April 5, 2011 11:37 pm

http://projecteuclid.org/DPubS?service=UI&version=1.0&verb=Display&page=toc&handle=euclid.aoas/1300715166
The large debate around the McShane & Wyner paper last year has finally published, would you please list them on your site, Dr. Pielke? It is not allowed to leave comments there.
Annals of Applied Statistics, Vol. 5, No.1.

Ryan
April 6, 2011 2:46 am

For the cost of one green power station you could readily create small climate monitoring stations and disperse them about the globe to the satisfaction of all parties and in 30 years have a definitive answer on whether the globe is actually warming or not.
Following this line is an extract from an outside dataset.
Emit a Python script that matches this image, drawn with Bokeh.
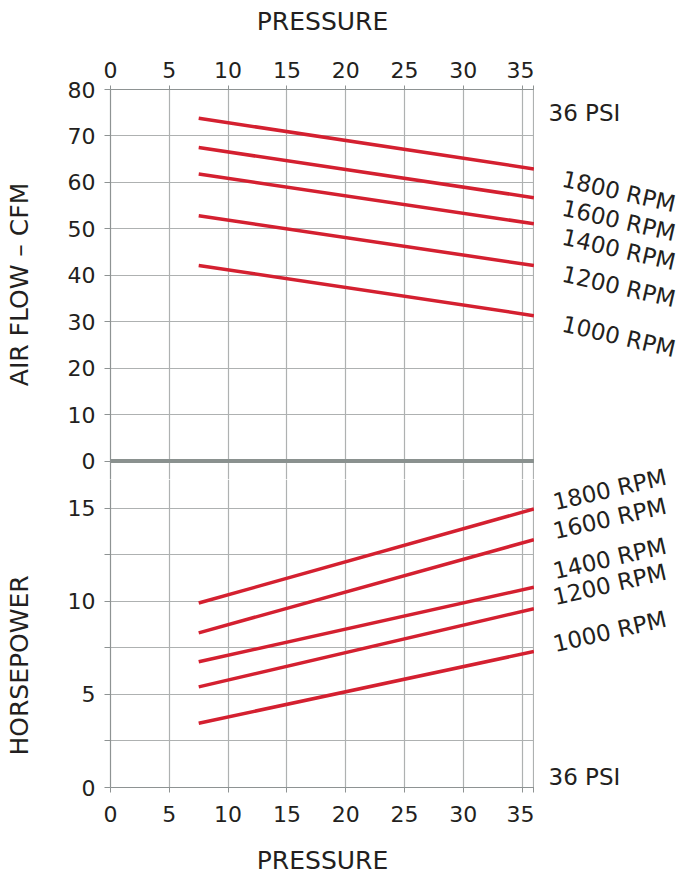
import math
from bokeh.plotting import figure
from bokeh.models import FixedTicker, Span, Range1d
from bokeh.layouts import column, row
from bokeh.core.properties import value
from bokeh.embed import file_html
from bokeh.resources import INLINE

# ---------------- data ----------------
pressure = [7.5, 36]                      # psi, start / end of each curve
rpm_labels = ["1800 RPM", "1600 RPM", "1400 RPM", "1200 RPM", "1000 RPM"]
airflow_1800 = [73.8, 62.9]
airflow_1600 = [67.5, 56.7]
airflow_1400 = [61.8, 51.1]
airflow_1200 = [52.8, 42.1]
airflow_1000 = [42.1, 31.3]
hp_1800 = [9.9, 14.95]
hp_1600 = [8.3, 13.3]
hp_1400 = [6.75, 10.75]
hp_1200 = [5.4, 9.6]
hp_1000 = [3.45, 7.3]
x_ticks = [0, 5, 10, 15, 20, 25, 30, 35]
x_end = [36]
airflow_ticks = [0, 10, 20, 30, 40, 50, 60, 70, 80]
hp_ticks = [0, 5, 10, 15]
hp_minor_ticks = [2.5, 7.5, 12.5]
psi_text = "36 PSI"
x_title = "PRESSURE"
airflow_title = "AIR FLOW \u2013 CFM"
hp_title = "HORSEPOWER"

airflow = [airflow_1800, airflow_1600, airflow_1400, airflow_1200, airflow_1000]
hp = [hp_1800, hp_1600, hp_1400, hp_1200, hp_1000]

# ---------------- style / layout ----------------
RED = "#d42030"
GRID = "#aeb1b1"
AXIS = "#8e9393"
ZERO = "#8a918f"
TXT = "#231f20"
FONT = "DejaVu Sans"
H = 882            # total height
H1 = 479           # top figure height
LW = 40            # left title strip
RW = 147           # right label strip
PW = 494           # plot column width (frame 110 -> 534)


def style(p):
    p.background_fill_color = "white"
    p.border_fill_color = "white"
    p.outline_line_color = None
    for ax in p.axis:
        ax.axis_line_color = AXIS
        ax.axis_line_width = 1.2
        ax.major_tick_line_color = AXIS
        ax.minor_tick_line_color = AXIS
        ax.major_tick_in = 0
        ax.minor_tick_in = 0
        ax.major_label_text_font = FONT
        ax.major_label_text_font_size = "22px"
        ax.major_label_text_color = TXT
        ax.axis_label_text_font = FONT
        ax.axis_label_text_font_size = "25px"
        ax.axis_label_text_font_style = "normal"
        ax.axis_label_text_color = TXT
    for g in p.grid:
        g.grid_line_color = GRID
        g.grid_line_width = 1.2


def strip(width):
    s = figure(width=width, height=H, x_range=Range1d(0, width), y_range=Range1d(0, H),
               x_axis_type=None, y_axis_type=None, output_backend="svg",
               toolbar_location=None, min_border=0)
    s.outline_line_color = None
    s.grid.visible = False
    s.background_fill_color = "white"
    s.border_fill_color = "white"
    return s


def put(s, texts, xs, tops, angle=0.0, align="left", size="23px"):
    # positions given in pixels from the top-left of the strip
    s.text(x=xs, y=[H - t for t in tops], text=texts, angle=angle,
           text_align=align, text_baseline="middle", text_font=value(FONT),
           text_font_size=size, text_color=TXT)


# ---------------- top panel: air flow ----------------
p1 = figure(width=PW, height=H1, x_range=Range1d(0, 36.05), y_range=Range1d(-3.98, 80),
            x_axis_location="above", output_backend="svg", toolbar_location=None,
            min_border_left=70, min_border_right=0,
            min_border_top=89, min_border_bottom=0)
xt1 = FixedTicker(ticks=x_ticks, minor_ticks=x_end)
p1.xaxis.ticker = xt1
p1.xgrid.ticker = xt1
yt1 = FixedTicker(ticks=airflow_ticks)
p1.yaxis.ticker = yt1
p1.ygrid.ticker = yt1
style(p1)
p1.xgrid.minor_grid_line_color = GRID
p1.xgrid.minor_grid_line_width = 1.2
p1.xaxis.major_tick_out = 4
p1.xaxis.minor_tick_out = 4
p1.xaxis.major_label_standoff = 8
p1.xaxis.axis_label = x_title
p1.xaxis.axis_label_standoff = 23
p1.yaxis.major_tick_out = 6
p1.yaxis.major_label_standoff = 9

for ys in airflow:
    p1.line(pressure, ys, line_color=RED, line_width=3.5)
p1.add_layout(Span(location=0, dimension="width", line_color=ZERO, line_width=4))

# ---------------- bottom panel: horsepower ----------------
p2 = figure(width=PW, height=H - H1, x_range=Range1d(0, 36.05), y_range=Range1d(0, 16.53),
            x_axis_location="below", output_backend="svg", toolbar_location=None,
            min_border_left=70, min_border_right=0,
            min_border_top=0, min_border_bottom=H - H1 - 308)
xt2 = FixedTicker(ticks=x_ticks, minor_ticks=x_end)
p2.xaxis.ticker = xt2
p2.xgrid.ticker = xt2
yt2 = FixedTicker(ticks=hp_ticks, minor_ticks=hp_minor_ticks)
p2.yaxis.ticker = yt2
p2.ygrid.ticker = yt2
style(p2)
p2.xgrid.minor_grid_line_color = GRID
p2.xgrid.minor_grid_line_width = 1.2
p2.ygrid.minor_grid_line_color = GRID
p2.ygrid.minor_grid_line_width = 1.2
p2.xaxis.major_tick_out = 5
p2.xaxis.minor_tick_out = 5
p2.xaxis.major_label_standoff = 13
p2.xaxis.axis_label = x_title
p2.xaxis.axis_label_standoff = 21
p2.yaxis.major_tick_out = 6
p2.yaxis.minor_tick_out = 6
p2.yaxis.major_label_standoff = 9

for ys in hp:
    p2.line(pressure, ys, line_color=RED, line_width=3.5)

# ---------------- left strip: axis titles ----------------
left = strip(LW)
put(left, [airflow_title], [19], [284], angle=math.pi / 2, align="center", size="25px")
put(left, [hp_title], [19], [665], angle=math.pi / 2, align="center", size="25px")

# ---------------- right strip: curve labels ----------------
right = strip(RW)
put(right, [psi_text], [14], [112])
put(right, [psi_text], [14], [776])
put(right, rpm_labels, [28] * 5, [178, 207, 236, 273, 323], angle=-math.radians(13))
put(right, rpm_labels, [19] * 5, [502, 531, 571, 597, 644], angle=math.radians(13))

layout = row(left, column(p1, p2, spacing=0), right, spacing=0)
open("out.html", "w").write(file_html(layout, INLINE))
The fact that nobody is even talking about such a project but instead relying entirely on the dubious data of a number of sources never intended for climate monitoring tells you all you need to know about the AGW scam and the people that support it.
What we need is a team of sceptical scientists to get together and propose such a scheme, then give it a name like “Global Climate Monitoring Network” and then ram it down the throats of Team AGW whenever they speak – “Why don’t you support the GCMN?”, “Why do you rely on unreliable data when GCMN would give us definitive answers?” “Why are you trying to measure temperature from hundred of miles in space when GCMN would tell us the temperature here on earth for a fraction of the cost” etc. etc. etc.
Team AGW are scared of real data – they will run a mile if you push them to accept that real data is needed.